Display a configuration of the robot for which the norm of the quaternion is bigger than one (e.g. 2.0). What happens?

During the search, the solver must respect this constraint. A solution is to make this constraint explicit in the numerical program. However, we will start by an easier quick-and-dirty trick. With quaternions, the trick is simply to normalize any invalid quaternions. In the cost function, first normalize the quaternion before computing the cost due to the end-effector placement.
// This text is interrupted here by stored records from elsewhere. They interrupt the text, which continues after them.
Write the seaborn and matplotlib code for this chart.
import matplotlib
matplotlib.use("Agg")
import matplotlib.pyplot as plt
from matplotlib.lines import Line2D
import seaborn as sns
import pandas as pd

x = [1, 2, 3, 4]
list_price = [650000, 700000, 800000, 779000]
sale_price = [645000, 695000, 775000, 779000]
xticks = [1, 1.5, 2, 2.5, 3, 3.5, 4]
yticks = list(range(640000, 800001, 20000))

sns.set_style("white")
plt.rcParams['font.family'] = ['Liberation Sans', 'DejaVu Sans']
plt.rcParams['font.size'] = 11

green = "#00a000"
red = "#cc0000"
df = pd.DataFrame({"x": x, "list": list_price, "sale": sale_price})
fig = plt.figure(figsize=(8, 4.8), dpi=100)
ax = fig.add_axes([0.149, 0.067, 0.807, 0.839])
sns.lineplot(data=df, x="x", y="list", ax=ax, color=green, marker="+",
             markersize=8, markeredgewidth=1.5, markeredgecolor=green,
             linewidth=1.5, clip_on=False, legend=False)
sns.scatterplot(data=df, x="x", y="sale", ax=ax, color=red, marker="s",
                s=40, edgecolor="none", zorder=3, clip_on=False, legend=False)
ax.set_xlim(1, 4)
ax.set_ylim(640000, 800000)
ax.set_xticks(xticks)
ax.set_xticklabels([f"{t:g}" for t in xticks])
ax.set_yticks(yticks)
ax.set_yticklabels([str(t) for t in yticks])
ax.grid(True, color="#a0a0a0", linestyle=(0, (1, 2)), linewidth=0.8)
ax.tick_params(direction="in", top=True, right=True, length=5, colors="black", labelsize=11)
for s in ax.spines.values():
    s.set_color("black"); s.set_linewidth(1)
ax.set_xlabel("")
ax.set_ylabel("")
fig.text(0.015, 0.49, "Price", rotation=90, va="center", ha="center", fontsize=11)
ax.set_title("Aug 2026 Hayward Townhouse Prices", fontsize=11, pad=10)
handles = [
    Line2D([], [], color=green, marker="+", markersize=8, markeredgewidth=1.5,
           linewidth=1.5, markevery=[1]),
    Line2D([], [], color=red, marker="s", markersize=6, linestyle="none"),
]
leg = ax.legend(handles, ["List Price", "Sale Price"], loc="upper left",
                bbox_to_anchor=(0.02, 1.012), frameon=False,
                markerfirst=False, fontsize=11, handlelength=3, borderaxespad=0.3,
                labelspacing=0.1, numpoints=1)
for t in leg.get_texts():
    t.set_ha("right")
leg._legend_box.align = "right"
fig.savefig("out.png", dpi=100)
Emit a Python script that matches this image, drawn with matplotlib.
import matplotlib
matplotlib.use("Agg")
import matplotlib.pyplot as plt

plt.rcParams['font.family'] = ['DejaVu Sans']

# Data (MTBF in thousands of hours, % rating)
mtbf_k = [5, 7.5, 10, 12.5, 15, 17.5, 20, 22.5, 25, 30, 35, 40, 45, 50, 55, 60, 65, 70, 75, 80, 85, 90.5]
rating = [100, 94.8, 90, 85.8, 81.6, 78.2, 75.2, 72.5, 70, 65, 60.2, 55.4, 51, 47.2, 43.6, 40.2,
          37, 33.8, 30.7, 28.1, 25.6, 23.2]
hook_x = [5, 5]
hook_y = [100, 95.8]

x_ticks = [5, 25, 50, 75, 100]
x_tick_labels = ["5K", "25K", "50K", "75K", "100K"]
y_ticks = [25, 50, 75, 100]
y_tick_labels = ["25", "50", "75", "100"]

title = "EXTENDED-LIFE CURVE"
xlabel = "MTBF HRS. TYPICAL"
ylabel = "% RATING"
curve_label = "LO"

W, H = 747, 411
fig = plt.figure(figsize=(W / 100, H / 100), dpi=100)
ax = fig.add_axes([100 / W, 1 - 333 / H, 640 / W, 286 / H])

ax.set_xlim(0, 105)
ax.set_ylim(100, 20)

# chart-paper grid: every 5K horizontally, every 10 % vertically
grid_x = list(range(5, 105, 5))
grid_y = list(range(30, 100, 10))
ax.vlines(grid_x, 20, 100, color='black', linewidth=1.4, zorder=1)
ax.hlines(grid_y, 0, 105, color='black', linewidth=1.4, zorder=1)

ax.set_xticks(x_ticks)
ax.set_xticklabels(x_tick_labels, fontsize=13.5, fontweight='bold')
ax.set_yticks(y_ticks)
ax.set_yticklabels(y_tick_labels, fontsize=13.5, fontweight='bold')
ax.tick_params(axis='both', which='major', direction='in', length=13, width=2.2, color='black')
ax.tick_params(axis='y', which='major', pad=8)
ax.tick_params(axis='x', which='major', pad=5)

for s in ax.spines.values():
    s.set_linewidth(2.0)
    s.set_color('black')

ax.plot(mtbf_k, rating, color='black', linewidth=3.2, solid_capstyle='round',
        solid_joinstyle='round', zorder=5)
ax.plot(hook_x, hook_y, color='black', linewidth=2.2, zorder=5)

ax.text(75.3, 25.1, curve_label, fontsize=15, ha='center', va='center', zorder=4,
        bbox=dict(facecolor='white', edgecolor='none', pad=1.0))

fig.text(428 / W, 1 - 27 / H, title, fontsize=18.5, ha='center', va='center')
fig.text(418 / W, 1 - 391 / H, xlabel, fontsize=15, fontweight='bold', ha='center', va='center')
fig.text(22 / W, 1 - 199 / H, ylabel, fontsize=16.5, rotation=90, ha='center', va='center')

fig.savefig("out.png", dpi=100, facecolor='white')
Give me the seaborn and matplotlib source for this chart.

An additional term should also be added to the cost function to avoid excessive drift of the quaternion norm, in particular with the norm going to 0.

Use `fmin_bfgs`

to compute a configuration respecting a given placement with the humanoid model, by normalizing the quaternion at each step.

Do the same with the solver C-LSQ `fmin_slsqp`

, with the explicit constraint that the norm of the quaternion must be 1.

A parallel robot is composed of several kinematic chains (called the robot legs) that are all attached to the same end effector. This imposes strict constraints in the configuration space of the robot: a configuration is valide iff all the legs meets the same end-effector placement. We consider here only the geometry aspect of parallel robots (additionnally, some joints are not actuated, which causes additional problems).

The kinematic structure of a paralel robot indeed induces loops in the joint connection graph. In Pinocchio, we can only represents (one of) the underlying kinematic tree. The loop constraints have to be handled separately. An example that loads 4 manipulator arms is available here. Each leg i (for i=0,1,2,3) of the robot is loaded in the list `robots[i]`

. The loop constraints are that the relative placement of every leg end-effector must stay the same that in the initial configuration given as example in the above file.

Consider now that the orientation of the tool plate is given by the quaternion `Quaternion(0.7, 0.2, 0.2, 0.6)`

, with the translation that you like. Find using the above optimization routines the configuration of each robot leg so that the loop constraints are all met.